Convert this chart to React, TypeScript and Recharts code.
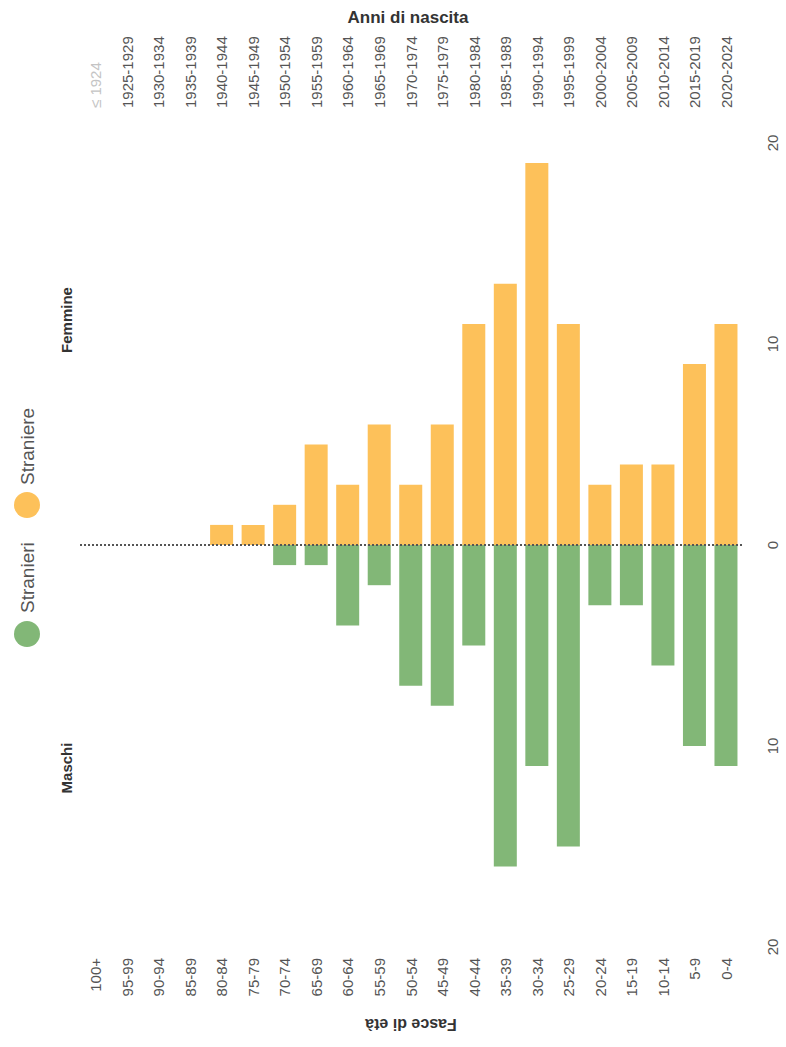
import React from 'react';
import { BarChart, Bar, XAxis, YAxis, ReferenceLine } from 'recharts';

const ages = [
  '100+', '95-99', '90-94', '85-89', '80-84', '75-79', '70-74', '65-69', '60-64', '55-59',
  '50-54', '45-49', '40-44', '35-39', '30-34', '25-29', '20-24', '15-19', '10-14', '5-9', '0-4',
];
const births = [
  '≤ 1924', '1925-1929', '1930-1934', '1935-1939', '1940-1944', '1945-1949', '1950-1954',
  '1955-1959', '1960-1964', '1965-1969', '1970-1974', '1975-1979', '1980-1984', '1985-1989',
  '1990-1994', '1995-1999', '2000-2004', '2005-2009', '2010-2014', '2015-2019', '2020-2024',
];
const femmine = [0, 0, 0, 0, 1, 1, 2, 5, 3, 6, 3, 6, 11, 13, 19, 11, 3, 4, 4, 9, 11];
const maschi = [0, 0, 0, 0, 0, 0, 1, 1, 4, 2, 7, 8, 5, 16, 11, 15, 3, 3, 6, 10, 11];
const valueTicks = [-20, -10, 0, 10, 20];

const data = ages.map((age, i) => ({
  age,
  birth: births[i],
  f: femmine[i],
  m: -maschi[i],
}));

const FONT = '"Liberation Sans", Arial, sans-serif';
const YELLOW = '#fdc15a';
const GREEN = '#82b777';

const BottomTick = (props: any) => {
  const { x, payload } = props;
  const y = 958;
  return (
    <text
      x={x}
      y={y}
      transform={`rotate(-90 ${x} ${y})`}
      textAnchor="end"
      dominantBaseline="central"
      fontSize={15}
      fontFamily={FONT}
      fill="#555"
    >
      {payload.value}
    </text>
  );
};

const TopTick = (props: any) => {
  const { x, payload } = props;
  const y = 108;
  return (
    <text
      x={x}
      y={y}
      transform={`rotate(-90 ${x} ${y})`}
      textAnchor="start"
      dominantBaseline="central"
      fontSize={15}
      fontFamily={FONT}
      fill={payload.index === 0 ? '#c4c4c4' : '#555'}
    >
      {payload.value}
    </text>
  );
};

const ValueTick = (props: any) => {
  const { y, payload } = props;
  const x = 772;
  return (
    <text
      x={x}
      y={y}
      transform={`rotate(-90 ${x} ${y})`}
      textAnchor="middle"
      dominantBaseline="central"
      fontSize={15}
      fontFamily={FONT}
      fill="#555"
    >
      {Math.abs(payload.value)}
    </text>
  );
};

export default function App() {
  return (
    <div style={{ position: 'absolute', left: 0, top: 0, width: 786, height: 1047, background: '#fff' }}>
      <BarChart
        width={786}
        height={1047}
        data={data}
        margin={{ top: 43, right: 0, bottom: 0, left: 80 }}
      >
        <XAxis
          xAxisId="top"
          orientation="top"
          dataKey="birth"
          height={100}
          interval={0}
          axisLine={false}
          tickLine={false}
          tick={<TopTick />}
        />
        <XAxis
          xAxisId="bottom"
          orientation="bottom"
          dataKey="age"
          height={100}
          interval={0}
          axisLine={false}
          tickLine={false}
          tick={<BottomTick />}
        />
        <YAxis
          orientation="right"
          type="number"
          domain={[-20, 20]}
          ticks={valueTicks}
          width={44}
          axisLine={false}
          tickLine={false}
          tick={<ValueTick />}
        />
        <Bar xAxisId="top" dataKey="f" fill={YELLOW} barSize={23} isAnimationActive={false} />
        <Bar xAxisId="bottom" dataKey="m" fill={GREEN} barSize={23} isAnimationActive={false} />
        <ReferenceLine xAxisId="bottom" y={0} stroke="#555" strokeWidth={2} strokeDasharray="2 2" />
      </BarChart>
      <svg
        width={786}
        height={1047}
        style={{ position: 'absolute', left: 0, top: 0, pointerEvents: 'none' }}
        fontFamily={FONT}
      >
        <text x={408} y={17} textAnchor="middle" dominantBaseline="central" fontSize={17} fontWeight="bold" fill="#333">
          Anni di nascita
        </text>
        <text
          x={411}
          y={1024}
          transform="rotate(180 411 1024)"
          textAnchor="middle"
          dominantBaseline="central"
          fontSize={16}
          fontWeight="bold"
          fill="#333"
        >
          Fasce di età
        </text>
        <text x={66} y={768} transform="rotate(-90 66 768)" textAnchor="middle" dominantBaseline="central" fontSize={15} fontWeight="bold" fill="#333">
          Maschi
        </text>
        <text x={66} y={320} transform="rotate(-90 66 320)" textAnchor="middle" dominantBaseline="central" fontSize={15} fontWeight="bold" fill="#333">
          Femmine
        </text>
        <circle cx={27} cy={634} r={13} fill={GREEN} />
        <text x={27} y={613} transform="rotate(-90 27 613)" textAnchor="start" dominantBaseline="central" fontSize={19} fill="#555">
          Stranieri
        </text>
        <circle cx={27} cy={505} r={13} fill={YELLOW} />
        <text x={27} y={485} transform="rotate(-90 27 485)" textAnchor="start" dominantBaseline="central" fontSize={19} fill="#555">
          Straniere
        </text>
      </svg>
    </div>
  );
}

══════════

• [Prompt]:
Transcribe all the lines above exactly, apart from the pictures.

• [Response below]:
Convert this chart to React, TypeScript and Recharts code.
import React from 'react';
import { BarChart, Bar, XAxis, YAxis, ReferenceLine } from 'recharts';

const ages = [
  '100+', '95-99', '90-94', '85-89', '80-84', '75-79', '70-74', '65-69', '60-64', '55-59',
  '50-54', '45-49', '40-44', '35-39', '30-34', '25-29', '20-24', '15-19', '10-14', '5-9', '0-4',
];
const births = [
  '≤ 1924', '1925-1929', '1930-1934', '1935-1939', '1940-1944', '1945-1949', '1950-1954',
  '1955-1959', '1960-1964', '1965-1969', '1970-1974', '1975-1979', '1980-1984', '1985-1989',
  '1990-1994', '1995-1999', '2000-2004', '2005-2009', '2010-2014', '2015-2019', '2020-2024',
];
const femmine = [0, 0, 0, 0, 1, 1, 2, 5, 3, 6, 3, 6, 11, 13, 19, 11, 3, 4, 4, 9, 11];
const maschi = [0, 0, 0, 0, 0, 0, 1, 1, 4, 2, 7, 8, 5, 16, 11, 15, 3, 3, 6, 10, 11];
const valueTicks = [-20, -10, 0, 10, 20];

const data = ages.map((age, i) => ({
  age,
  birth: births[i],
  f: femmine[i],
  m: -maschi[i],
}));

const FONT = '"Liberation Sans", Arial, sans-serif';
const YELLOW = '#fdc15a';
const GREEN = '#82b777';

const BottomTick = (props: any) => {
  const { x, payload } = props;
  const y = 958;
  return (
    <text
      x={x}
      y={y}
      transform={`rotate(-90 ${x} ${y})`}
      textAnchor="end"
      dominantBaseline="central"
      fontSize={15}
      fontFamily={FONT}
      fill="#555"
    >
      {payload.value}
    </text>
  );
};

const TopTick = (props: any) => {
  const { x, payload } = props;
  const y = 108;
  return (
    <text
      x={x}
      y={y}
      transform={`rotate(-90 ${x} ${y})`}
      textAnchor="start"
      dominantBaseline="central"
      fontSize={15}
      fontFamily={FONT}
      fill={payload.index === 0 ? '#c4c4c4' : '#555'}
    >
      {payload.value}
    </text>
  );
};

const ValueTick = (props: any) => {
  const { y, payload } = props;
  const x = 772;
  return (
    <text
      x={x}
      y={y}
      transform={`rotate(-90 ${x} ${y})`}
      textAnchor="middle"
      dominantBaseline="central"
      fontSize={15}
      fontFamily={FONT}
      fill="#555"
    >
      {Math.abs(payload.value)}
    </text>
  );
};

export default function App() {
  return (
    <div style={{ position: 'absolute', left: 0, top: 0, width: 786, height: 1047, background: '#fff' }}>
      <BarChart
        width={786}
        height={1047}
        data={data}
        margin={{ top: 43, right: 0, bottom: 0, left: 80 }}
      >
        <XAxis
          xAxisId="top"
          orientation="top"
          dataKey="birth"
          height={100}
          interval={0}
          axisLine={false}
          tickLine={false}
          tick={<TopTick />}
        />
        <XAxis
          xAxisId="bottom"
          orientation="bottom"
          dataKey="age"
          height={100}
          interval={0}
          axisLine={false}
          tickLine={false}
          tick={<BottomTick />}
        />
        <YAxis
          orientation="right"
          type="number"
          domain={[-20, 20]}
          ticks={valueTicks}
          width={44}
          axisLine={false}
          tickLine={false}
          tick={<ValueTick />}
        />
        <Bar xAxisId="top" dataKey="f" fill={YELLOW} barSize={23} isAnimationActive={false} />
        <Bar xAxisId="bottom" dataKey="m" fill={GREEN} barSize={23} isAnimationActive={false} />
        <ReferenceLine xAxisId="bottom" y={0} stroke="#555" strokeWidth={2} strokeDasharray="2 2" />
      </BarChart>
      <svg
        width={786}
        height={1047}
        style={{ position: 'absolute', left: 0, top: 0, pointerEvents: 'none' }}
        fontFamily={FONT}
      >
        <text x={408} y={17} textAnchor="middle" dominantBaseline="central" fontSize={17} fontWeight="bold" fill="#333">
          Anni di nascita
        </text>
        <text
          x={411}
          y={1024}
          transform="rotate(180 411 1024)"
          textAnchor="middle"
          dominantBaseline="central"
          fontSize={16}
          fontWeight="bold"
          fill="#333"
        >
          Fasce di età
        </text>
        <text x={66} y={768} transform="rotate(-90 66 768)" textAnchor="middle" dominantBaseline="central" fontSize={15} fontWeight="bold" fill="#333">
          Maschi
        </text>
        <text x={66} y={320} transform="rotate(-90 66 320)" textAnchor="middle" dominantBaseline="central" fontSize={15} fontWeight="bold" fill="#333">
          Femmine
        </text>
        <circle cx={27} cy={634} r={13} fill={GREEN} />
        <text x={27} y={613} transform="rotate(-90 27 613)" textAnchor="start" dominantBaseline="central" fontSize={19} fill="#555">
          Stranieri
        </text>
        <circle cx={27} cy={505} r={13} fill={YELLOW} />
        <text x={27} y={485} transform="rotate(-90 27 485)" textAnchor="start" dominantBaseline="central" fontSize={19} fill="#555">
          Straniere
        </text>
      </svg>
    </div>
  );
}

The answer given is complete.